Адольф придавал большое значение хорошим манерам и корректному поведению. Со скрупулезным педантизмом он соблюдал правила поведения в обществе, как бы мало он ни думал о самом обществе. Он всегда подчеркивал положение своего отца, который был в ранге таможенного служащего, приблизительно соответствовавшем чину капитана в армии. Услышав, как он говорит о своем отце, никто никогда бы не подумал, как сильно ему не нравится идея быть государственным служащим. Тем не менее в его манере себя вести было что-то педантичное. Он никогда не забывал передать привет моим домашним, а в каждой открытке от него содержались поклоны моим «достопочтенным родителям».
Когда мы снимали вместе комнату в Вене, я заметил, что каждый вечер он аккуратно кладет свои брюки под матрас, чтобы на следующее утро иметь безупречные «стрелки» на штанинах. Адольф знал цену хорошему внешнему виду и, несмотря на отсутствие у него тщеславия, знал, как лучше всего преподать себя. Он великолепно пользовался своими несомненными актерскими талантами, которые умело сочетал с даром красноречия. Я, бывало, спрашивал себя, почему Адольф, невзирая на все эти явные способности, не сильно преуспел в Вене. И только позже понял, что профессиональный успех совсем не входил в его честолюбивые замыслы. Люди, которые знали его в Вене, не могли понять противоречие между его холеной внешностью, его речью образованного человека и самоуверенным поведением и нищенским существованием, которое он влачил, и считали его либо высокомерным, либо человеком с претензиями. Он не был ни тем ни другим. Он просто не вписывался в буржуазный строй.
Адольф довел голодание до искусства, хотя ел очень хорошо, когда представлялась такая возможность. В Вене у него обычно не хватало денег на еду. Но даже если они у него были, он предпочитал голодать и тратить их на билет в театр. Он не понимал радостей жизни, как их понимали другие. Он не курил, не пил, и в Вене, например, много дней подряд мог питаться лишь молоком и хлебом.

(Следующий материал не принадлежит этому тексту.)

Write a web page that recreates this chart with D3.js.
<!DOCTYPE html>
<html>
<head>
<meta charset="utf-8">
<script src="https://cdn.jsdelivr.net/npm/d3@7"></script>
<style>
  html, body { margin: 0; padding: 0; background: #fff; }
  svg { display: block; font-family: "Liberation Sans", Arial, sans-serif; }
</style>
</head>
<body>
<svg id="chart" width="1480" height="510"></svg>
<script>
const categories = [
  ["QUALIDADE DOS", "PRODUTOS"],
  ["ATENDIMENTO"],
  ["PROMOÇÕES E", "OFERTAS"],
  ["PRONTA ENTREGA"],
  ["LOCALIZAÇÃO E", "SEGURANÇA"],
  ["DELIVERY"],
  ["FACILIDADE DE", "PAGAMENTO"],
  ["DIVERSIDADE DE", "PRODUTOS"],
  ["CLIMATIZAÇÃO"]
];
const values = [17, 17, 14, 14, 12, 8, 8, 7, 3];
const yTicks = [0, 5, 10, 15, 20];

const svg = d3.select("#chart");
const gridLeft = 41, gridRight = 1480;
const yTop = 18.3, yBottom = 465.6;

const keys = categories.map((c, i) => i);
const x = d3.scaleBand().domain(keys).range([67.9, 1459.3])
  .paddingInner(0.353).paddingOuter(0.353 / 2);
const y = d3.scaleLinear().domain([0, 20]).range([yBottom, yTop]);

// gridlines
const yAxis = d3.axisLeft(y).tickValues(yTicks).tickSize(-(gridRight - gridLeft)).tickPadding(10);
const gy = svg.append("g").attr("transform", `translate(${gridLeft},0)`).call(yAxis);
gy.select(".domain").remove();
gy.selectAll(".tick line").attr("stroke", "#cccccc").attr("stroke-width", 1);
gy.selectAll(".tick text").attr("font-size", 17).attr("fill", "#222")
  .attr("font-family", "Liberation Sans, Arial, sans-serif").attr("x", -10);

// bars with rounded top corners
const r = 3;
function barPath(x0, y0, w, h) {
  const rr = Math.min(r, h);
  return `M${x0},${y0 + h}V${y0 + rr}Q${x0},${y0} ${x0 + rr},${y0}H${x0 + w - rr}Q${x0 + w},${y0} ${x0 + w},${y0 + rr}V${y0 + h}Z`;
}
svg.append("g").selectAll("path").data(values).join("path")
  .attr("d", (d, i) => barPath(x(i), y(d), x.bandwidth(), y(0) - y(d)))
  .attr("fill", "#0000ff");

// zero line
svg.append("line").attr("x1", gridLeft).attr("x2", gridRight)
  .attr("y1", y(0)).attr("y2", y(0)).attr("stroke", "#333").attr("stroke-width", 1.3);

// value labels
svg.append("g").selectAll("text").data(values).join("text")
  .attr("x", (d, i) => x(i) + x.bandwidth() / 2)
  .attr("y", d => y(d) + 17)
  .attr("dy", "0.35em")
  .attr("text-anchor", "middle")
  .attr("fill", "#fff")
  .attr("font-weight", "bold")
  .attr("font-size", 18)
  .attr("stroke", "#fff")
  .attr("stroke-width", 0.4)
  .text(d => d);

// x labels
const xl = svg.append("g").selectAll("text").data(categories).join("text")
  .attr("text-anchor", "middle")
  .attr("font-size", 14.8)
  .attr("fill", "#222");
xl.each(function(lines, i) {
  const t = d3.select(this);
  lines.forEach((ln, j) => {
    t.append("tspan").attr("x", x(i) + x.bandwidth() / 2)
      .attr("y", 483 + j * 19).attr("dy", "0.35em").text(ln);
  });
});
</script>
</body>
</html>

С таким презрением ко всему, что относилось к телу, спорт, который тогда входил в моду, для него ничего не значил. Я где-то прочитал о том, как бесстрашно молодой Гитлер переплыл Дунай. Я не припоминаю ничего подобного; самое большее – мы могли иногда окунуться в речке Родель. Он проявил некоторый интерес к велосипедному клубу, главным образом потому, что зимой они соревновались на катке. И это только потому, что девушка, которую он обожал, каталась там на коньках.

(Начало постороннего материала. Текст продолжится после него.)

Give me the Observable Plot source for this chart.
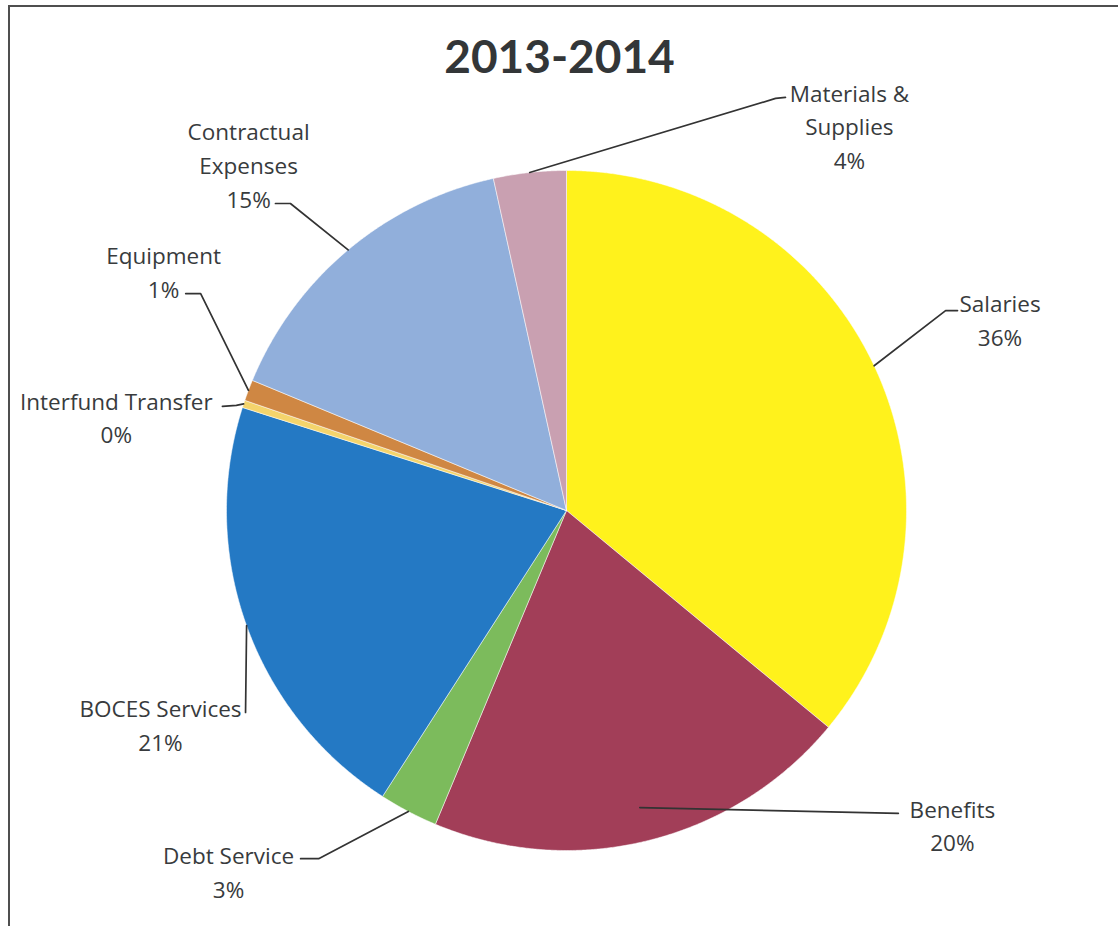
<!DOCTYPE html>
<html><head><meta charset="utf-8">
<script src="https://cdn.jsdelivr.net/npm/d3@7"></script>
<script src="https://cdn.jsdelivr.net/npm/@observablehq/plot@0.6"></script>
<style>
html,body{margin:0;padding:0;background:#fff;overflow:hidden;}
#chart{position:absolute;left:0;top:0;}
#frame{position:absolute;left:8px;top:5px;width:1300px;height:1100px;border:2px solid #4f4f4f;pointer-events:none;}
</style></head><body>
<div id="chart"></div><div id="frame"></div>
<script>
// ---- data ----
const title = "2013-2014";
const categories = ["Salaries","Benefits","Debt Service","BOCES Services","Interfund Transfer","Equipment","Contractual Expenses","Materials & Supplies"];
const values = [36.0, 20.3, 2.8, 20.8, 0.35, 1.0, 15.3, 3.45];
const percentLabels = ["36%","20%","3%","21%","0%","1%","15%","4%"];
const labelText = ["Salaries","Benefits","Debt Service","BOCES Services","Interfund Transfer","Equipment","Contractual\nExpenses","Materials &\nSupplies"];
const colors = ["#FFF21C","#A23E58","#7CBB5C","#2479C4","#F4D46C","#CF8743","#91AFDB","#C9A0B1"];

// ---- layout (pie-radius units, centre = 0,0) ----
const W = 1118, H = 926, CX = 566, CY = 510, R = 340;
const labelPos = [[1.275,0.565],[1.135,-0.921],[-0.994,-1.059],[-1.194,-0.626],[-1.324,0.279],[-1.185,0.706],[-0.935,1.021],[0.832,1.135]];
const leaderStartR = [1,0.9,1,1,1,1,1,1];
const leaderElbow = [[1.115,0.588],[0.976,-0.891],[-0.729,-1.024],[-0.944,-0.594],[-0.971,0.309],[-1.076,0.638],[-0.812,0.903],[0.615,1.212]];
const leaderEnd   = [[1.15,0.588],[0.976,-0.891],[-0.782,-1.024],[-0.944,-0.594],[-1.012,0.306],[-1.12,0.638],[-0.856,0.903],[0.644,1.215]];

const arcs = d3.pie().sort(null).startAngle(0).endAngle(2*Math.PI)(values);
const slicePts = [];
arcs.forEach((a, i) => {
  const name = categories[i];
  slicePts.push({name, x: 0, y: 0});
  const n = Math.max(2, Math.ceil((a.endAngle - a.startAngle) / (Math.PI/720)));
  for (let k = 0; k <= n; k++) {
    const t = a.startAngle + (a.endAngle - a.startAngle) * k / n;
    slicePts.push({name, x: Math.sin(t), y: Math.cos(t)});
  }
  slicePts.push({name, x: 0, y: 0});
});

const leaderPts = [];
arcs.forEach((a, i) => {
  const m = (a.startAngle + a.endAngle) / 2, r = leaderStartR[i];
  leaderPts.push({name: categories[i], x: r*Math.sin(m), y: r*Math.cos(m)});
  leaderPts.push({name: categories[i], x: leaderElbow[i][0], y: leaderElbow[i][1]});
  leaderPts.push({name: categories[i], x: leaderEnd[i][0], y: leaderEnd[i][1]});
});

const labels = categories.map((c, i) => ({name: c, text: labelText[i] + "\n" + percentLabels[i], x: labelPos[i][0], y: labelPos[i][1]}));

const chart = Plot.plot({
  width: W, height: H, margin: 0,
  x: {domain: [-CX/R, (W-CX)/R], axis: null},
  y: {domain: [-(H-CY)/R, CY/R], axis: null},
  color: {domain: categories, range: colors},
  style: {fontFamily: "'Open Sans', sans-serif", background: "#fff"},
  marks: [
    Plot.line(slicePts, {x: "x", y: "y", z: "name", fill: "name", stroke: "#ffffff", strokeWidth: 1, strokeOpacity: 0.5, curve: "linear"}),
    Plot.line(leaderPts, {x: "x", y: "y", z: "name", stroke: "#333", strokeWidth: 1.7}),
    Plot.text(labels, {x: "x", y: "y", text: "text", fontSize: 22.5, lineHeight: 1.5, fill: "#383b3d", textAnchor: "middle"}),
    Plot.text([title], {frameAnchor: "top", dy: 58, text: d => d, fontFamily: "Lato, sans-serif", fontSize: 46, fontWeight: "bold", fill: "#333638", lineAnchor: "middle"})
  ]
});
document.getElementById("chart").appendChild(chart);
</script>
</body></html>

Ходьба была единственным физическим упражнением, которое действительно нравилось Адольфу. Он ходил всегда и везде, и даже в моей мастерской и в моей комнате обычно вышагивал взад и вперед. Я помню, что он всегда был на ногах, мог ходить часами и не уставать. Мы обычно исследовали окрестности Линца во всех направлениях. У него была выраженная любовь к природе, но очень своеобразная. В отличие от других тем природа никогда не привлекала его как объект для изучения. Едва ли я припомню, чтобы видел его с книгой на эту тему. Здесь была граница его жажды знаний. В школе он однажды очень увлекся ботаникой и вырастил небольшой садик различных растений, но это была лишь школьная прихоть, и ничего больше. Подробности его не интересовали, лишь природа как единое целое. Он называл ее «окружающий мир». Это выражение было в его устах таким же привычным, как и слово «дом». Да он и на самом деле чувствовал себя на природе как дома. Еще в первые годы нашей дружбы я обнаружил его особую тягу к длительным ночным прогулкам или даже к ночевкам в каком-нибудь незнакомом месте.